[What you should do]
Reproduce only this span: the line containing "Recreate this image", the line containing "import seaborn as sns", and every line between them, all exactly as given.

[Excerpted records]

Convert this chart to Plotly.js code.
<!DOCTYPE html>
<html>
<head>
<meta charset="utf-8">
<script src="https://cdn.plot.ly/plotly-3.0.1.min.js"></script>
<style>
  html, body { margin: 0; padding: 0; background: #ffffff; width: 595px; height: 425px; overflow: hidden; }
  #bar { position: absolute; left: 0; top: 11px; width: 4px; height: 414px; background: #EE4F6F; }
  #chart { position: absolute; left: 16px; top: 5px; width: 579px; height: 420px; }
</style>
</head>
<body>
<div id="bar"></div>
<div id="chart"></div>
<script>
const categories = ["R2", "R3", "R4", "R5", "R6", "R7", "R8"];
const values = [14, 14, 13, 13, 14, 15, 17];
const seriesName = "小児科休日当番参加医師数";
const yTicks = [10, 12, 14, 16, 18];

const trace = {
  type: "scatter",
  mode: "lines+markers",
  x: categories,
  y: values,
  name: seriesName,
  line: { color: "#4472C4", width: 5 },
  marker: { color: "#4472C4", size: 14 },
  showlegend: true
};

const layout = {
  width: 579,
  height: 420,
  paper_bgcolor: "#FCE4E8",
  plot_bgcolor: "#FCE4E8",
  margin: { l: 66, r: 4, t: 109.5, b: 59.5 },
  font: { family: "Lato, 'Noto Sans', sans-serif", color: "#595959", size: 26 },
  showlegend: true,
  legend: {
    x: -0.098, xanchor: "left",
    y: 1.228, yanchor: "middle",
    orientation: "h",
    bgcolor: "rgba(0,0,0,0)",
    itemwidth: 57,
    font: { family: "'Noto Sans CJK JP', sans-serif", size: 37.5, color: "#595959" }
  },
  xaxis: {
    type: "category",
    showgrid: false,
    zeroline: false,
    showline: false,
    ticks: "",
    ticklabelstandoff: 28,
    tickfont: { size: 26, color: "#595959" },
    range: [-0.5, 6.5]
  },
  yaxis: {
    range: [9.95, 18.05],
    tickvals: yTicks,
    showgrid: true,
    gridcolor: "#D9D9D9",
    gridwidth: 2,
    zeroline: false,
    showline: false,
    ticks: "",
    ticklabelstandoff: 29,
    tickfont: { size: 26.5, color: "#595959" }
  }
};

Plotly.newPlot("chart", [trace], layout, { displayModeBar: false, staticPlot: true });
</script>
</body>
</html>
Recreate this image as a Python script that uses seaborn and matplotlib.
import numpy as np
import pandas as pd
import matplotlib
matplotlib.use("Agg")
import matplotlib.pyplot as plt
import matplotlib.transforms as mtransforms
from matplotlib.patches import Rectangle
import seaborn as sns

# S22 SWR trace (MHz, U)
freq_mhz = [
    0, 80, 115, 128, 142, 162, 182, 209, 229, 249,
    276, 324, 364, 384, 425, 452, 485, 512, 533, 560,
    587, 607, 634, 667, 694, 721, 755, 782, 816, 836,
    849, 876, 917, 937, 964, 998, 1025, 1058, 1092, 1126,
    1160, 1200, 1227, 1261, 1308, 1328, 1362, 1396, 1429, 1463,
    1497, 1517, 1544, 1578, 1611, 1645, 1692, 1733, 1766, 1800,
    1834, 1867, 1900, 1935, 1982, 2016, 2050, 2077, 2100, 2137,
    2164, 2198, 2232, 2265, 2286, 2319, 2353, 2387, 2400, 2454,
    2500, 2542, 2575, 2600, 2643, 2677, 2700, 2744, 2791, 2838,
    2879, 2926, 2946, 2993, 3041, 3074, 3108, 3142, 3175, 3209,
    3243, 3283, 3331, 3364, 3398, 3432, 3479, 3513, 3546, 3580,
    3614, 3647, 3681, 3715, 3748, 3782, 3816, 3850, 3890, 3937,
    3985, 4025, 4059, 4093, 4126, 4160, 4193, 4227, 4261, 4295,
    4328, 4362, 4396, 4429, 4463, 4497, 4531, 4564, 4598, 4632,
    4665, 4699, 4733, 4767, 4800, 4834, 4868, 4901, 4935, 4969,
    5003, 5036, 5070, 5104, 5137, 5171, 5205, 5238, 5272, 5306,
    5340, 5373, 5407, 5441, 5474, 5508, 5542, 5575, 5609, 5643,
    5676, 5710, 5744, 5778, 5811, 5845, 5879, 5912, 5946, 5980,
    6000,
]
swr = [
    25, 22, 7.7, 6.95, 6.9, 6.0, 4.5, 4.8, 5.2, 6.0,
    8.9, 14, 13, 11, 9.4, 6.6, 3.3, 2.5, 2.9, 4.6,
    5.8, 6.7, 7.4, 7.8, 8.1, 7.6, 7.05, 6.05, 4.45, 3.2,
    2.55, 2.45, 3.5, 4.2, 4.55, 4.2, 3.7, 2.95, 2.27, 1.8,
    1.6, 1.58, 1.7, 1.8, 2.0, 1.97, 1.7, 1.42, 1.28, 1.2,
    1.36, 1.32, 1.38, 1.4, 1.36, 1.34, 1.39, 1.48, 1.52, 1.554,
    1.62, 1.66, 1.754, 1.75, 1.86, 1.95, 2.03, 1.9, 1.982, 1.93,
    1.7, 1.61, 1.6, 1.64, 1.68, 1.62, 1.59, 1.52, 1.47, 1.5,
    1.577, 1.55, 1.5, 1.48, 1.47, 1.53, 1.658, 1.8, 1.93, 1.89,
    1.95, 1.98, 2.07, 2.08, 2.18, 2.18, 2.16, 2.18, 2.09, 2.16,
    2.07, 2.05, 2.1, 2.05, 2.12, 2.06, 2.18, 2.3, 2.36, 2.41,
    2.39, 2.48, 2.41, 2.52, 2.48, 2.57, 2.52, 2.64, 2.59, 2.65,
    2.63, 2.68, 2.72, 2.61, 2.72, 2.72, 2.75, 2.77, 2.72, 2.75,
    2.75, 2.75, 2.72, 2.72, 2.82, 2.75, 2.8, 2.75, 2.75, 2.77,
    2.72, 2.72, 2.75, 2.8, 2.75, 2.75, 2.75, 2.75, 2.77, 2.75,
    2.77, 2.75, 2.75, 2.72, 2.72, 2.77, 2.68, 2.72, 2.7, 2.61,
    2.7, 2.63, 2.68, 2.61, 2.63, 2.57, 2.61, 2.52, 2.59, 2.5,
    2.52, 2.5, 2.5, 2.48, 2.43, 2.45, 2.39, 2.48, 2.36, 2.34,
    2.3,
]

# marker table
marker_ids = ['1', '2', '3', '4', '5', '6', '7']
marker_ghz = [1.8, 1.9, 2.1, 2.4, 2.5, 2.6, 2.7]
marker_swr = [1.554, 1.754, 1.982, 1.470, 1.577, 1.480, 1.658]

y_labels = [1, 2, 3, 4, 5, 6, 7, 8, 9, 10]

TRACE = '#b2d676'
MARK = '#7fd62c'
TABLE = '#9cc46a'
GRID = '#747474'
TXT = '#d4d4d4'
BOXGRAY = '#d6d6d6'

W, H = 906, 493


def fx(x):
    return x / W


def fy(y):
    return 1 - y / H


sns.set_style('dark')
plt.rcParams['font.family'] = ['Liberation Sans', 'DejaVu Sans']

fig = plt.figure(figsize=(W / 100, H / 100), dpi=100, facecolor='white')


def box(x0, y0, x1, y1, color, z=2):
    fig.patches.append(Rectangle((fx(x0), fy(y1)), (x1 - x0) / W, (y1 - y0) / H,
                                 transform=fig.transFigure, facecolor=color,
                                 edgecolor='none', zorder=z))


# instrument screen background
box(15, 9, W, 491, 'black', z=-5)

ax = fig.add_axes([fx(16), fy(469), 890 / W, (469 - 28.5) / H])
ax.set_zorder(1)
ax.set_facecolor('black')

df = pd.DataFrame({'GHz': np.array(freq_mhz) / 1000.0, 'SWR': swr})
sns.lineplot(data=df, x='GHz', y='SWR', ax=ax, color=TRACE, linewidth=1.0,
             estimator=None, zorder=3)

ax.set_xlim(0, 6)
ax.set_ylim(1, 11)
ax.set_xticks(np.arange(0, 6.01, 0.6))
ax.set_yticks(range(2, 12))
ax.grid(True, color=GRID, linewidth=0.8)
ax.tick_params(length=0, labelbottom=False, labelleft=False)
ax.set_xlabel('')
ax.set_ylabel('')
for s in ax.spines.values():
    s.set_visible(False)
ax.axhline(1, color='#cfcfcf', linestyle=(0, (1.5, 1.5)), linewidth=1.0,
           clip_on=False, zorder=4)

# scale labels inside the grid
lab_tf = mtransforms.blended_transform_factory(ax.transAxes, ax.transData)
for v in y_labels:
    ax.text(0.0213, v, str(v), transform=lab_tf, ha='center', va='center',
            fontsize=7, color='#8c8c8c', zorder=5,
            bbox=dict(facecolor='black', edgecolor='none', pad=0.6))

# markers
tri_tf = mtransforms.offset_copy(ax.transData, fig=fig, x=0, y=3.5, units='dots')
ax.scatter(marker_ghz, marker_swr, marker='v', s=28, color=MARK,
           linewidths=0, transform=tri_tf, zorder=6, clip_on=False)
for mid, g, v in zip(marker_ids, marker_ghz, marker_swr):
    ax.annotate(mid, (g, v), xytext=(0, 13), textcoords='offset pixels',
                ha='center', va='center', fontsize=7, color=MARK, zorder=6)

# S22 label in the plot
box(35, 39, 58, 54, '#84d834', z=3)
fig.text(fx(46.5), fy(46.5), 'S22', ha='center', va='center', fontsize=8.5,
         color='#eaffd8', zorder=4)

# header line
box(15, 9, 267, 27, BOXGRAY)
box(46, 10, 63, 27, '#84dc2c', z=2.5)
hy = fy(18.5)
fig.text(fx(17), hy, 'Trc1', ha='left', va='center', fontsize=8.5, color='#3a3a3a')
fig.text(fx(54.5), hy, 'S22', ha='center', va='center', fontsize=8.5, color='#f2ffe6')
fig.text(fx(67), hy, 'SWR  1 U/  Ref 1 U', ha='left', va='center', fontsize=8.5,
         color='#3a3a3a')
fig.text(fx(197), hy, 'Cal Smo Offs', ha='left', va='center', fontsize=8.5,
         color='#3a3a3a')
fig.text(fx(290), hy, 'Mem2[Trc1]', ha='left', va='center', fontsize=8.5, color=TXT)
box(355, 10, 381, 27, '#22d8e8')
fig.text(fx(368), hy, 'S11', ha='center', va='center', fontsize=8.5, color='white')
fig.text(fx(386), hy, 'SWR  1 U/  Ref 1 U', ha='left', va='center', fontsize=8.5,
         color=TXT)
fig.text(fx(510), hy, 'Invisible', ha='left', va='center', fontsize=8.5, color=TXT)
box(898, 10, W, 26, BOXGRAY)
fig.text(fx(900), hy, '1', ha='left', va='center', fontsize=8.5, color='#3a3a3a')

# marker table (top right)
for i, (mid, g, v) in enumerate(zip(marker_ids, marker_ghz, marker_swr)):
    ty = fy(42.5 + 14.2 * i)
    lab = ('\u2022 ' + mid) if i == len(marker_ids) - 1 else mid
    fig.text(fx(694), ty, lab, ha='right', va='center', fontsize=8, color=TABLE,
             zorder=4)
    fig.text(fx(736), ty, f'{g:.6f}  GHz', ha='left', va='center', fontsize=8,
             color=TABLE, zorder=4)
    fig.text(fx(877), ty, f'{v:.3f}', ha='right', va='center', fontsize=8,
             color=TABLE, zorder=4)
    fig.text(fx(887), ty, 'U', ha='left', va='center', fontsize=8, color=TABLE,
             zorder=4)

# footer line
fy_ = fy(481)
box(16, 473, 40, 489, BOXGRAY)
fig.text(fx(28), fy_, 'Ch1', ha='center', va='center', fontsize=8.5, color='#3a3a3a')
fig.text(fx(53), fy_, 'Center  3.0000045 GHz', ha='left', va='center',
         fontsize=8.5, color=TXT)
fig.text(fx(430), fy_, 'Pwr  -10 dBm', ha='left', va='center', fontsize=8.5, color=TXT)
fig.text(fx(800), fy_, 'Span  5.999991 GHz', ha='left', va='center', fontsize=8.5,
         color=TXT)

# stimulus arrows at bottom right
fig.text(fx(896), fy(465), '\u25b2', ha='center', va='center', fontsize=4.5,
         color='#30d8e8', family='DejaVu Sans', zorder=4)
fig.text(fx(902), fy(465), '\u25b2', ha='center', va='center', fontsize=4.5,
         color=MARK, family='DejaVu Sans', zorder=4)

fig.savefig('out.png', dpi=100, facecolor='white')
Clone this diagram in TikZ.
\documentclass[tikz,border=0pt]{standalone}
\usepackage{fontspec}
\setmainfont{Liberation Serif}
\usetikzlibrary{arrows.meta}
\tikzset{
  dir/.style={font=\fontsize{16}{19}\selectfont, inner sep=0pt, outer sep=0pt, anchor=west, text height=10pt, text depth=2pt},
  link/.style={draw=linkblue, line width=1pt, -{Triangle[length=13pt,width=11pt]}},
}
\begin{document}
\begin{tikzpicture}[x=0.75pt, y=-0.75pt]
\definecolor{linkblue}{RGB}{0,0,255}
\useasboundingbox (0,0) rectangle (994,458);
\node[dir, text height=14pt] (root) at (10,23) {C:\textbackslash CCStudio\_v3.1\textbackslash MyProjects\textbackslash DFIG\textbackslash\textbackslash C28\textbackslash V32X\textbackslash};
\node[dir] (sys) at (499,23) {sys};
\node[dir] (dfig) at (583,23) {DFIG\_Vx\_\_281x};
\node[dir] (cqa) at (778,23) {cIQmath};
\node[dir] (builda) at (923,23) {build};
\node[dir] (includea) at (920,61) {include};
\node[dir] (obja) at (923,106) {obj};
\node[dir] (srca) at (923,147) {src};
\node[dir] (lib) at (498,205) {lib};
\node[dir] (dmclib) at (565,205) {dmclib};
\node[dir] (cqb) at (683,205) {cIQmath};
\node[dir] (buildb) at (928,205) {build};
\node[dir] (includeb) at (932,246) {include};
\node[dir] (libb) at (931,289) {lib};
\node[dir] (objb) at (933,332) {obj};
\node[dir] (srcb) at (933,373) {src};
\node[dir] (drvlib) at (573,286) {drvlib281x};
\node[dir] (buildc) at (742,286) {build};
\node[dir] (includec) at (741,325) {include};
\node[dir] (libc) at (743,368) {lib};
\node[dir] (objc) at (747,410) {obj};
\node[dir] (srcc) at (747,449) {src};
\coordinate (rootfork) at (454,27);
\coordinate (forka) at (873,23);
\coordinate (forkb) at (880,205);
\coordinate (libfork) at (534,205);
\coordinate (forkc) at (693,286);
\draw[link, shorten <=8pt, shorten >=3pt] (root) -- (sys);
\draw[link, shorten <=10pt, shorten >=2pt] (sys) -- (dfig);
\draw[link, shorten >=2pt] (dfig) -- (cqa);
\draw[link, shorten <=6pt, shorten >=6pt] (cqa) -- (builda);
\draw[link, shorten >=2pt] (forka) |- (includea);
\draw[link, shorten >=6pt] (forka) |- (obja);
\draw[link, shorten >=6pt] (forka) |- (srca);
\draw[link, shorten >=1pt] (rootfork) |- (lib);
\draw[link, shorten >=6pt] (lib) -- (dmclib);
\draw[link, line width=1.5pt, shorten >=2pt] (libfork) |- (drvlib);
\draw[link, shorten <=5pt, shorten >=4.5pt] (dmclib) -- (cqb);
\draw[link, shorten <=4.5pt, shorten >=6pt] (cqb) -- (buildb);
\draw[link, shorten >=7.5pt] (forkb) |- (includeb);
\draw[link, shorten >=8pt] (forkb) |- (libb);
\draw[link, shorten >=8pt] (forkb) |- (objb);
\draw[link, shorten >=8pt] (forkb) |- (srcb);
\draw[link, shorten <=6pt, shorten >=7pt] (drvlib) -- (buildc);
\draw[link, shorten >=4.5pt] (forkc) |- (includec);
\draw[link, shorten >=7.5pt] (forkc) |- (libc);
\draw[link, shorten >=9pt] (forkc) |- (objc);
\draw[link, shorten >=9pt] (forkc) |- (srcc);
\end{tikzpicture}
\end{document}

[Problem solution]
Recreate this image as a Python script that uses seaborn and matplotlib.
import numpy as np
import pandas as pd
import matplotlib
matplotlib.use("Agg")
import matplotlib.pyplot as plt
import matplotlib.transforms as mtransforms
from matplotlib.patches import Rectangle
import seaborn as sns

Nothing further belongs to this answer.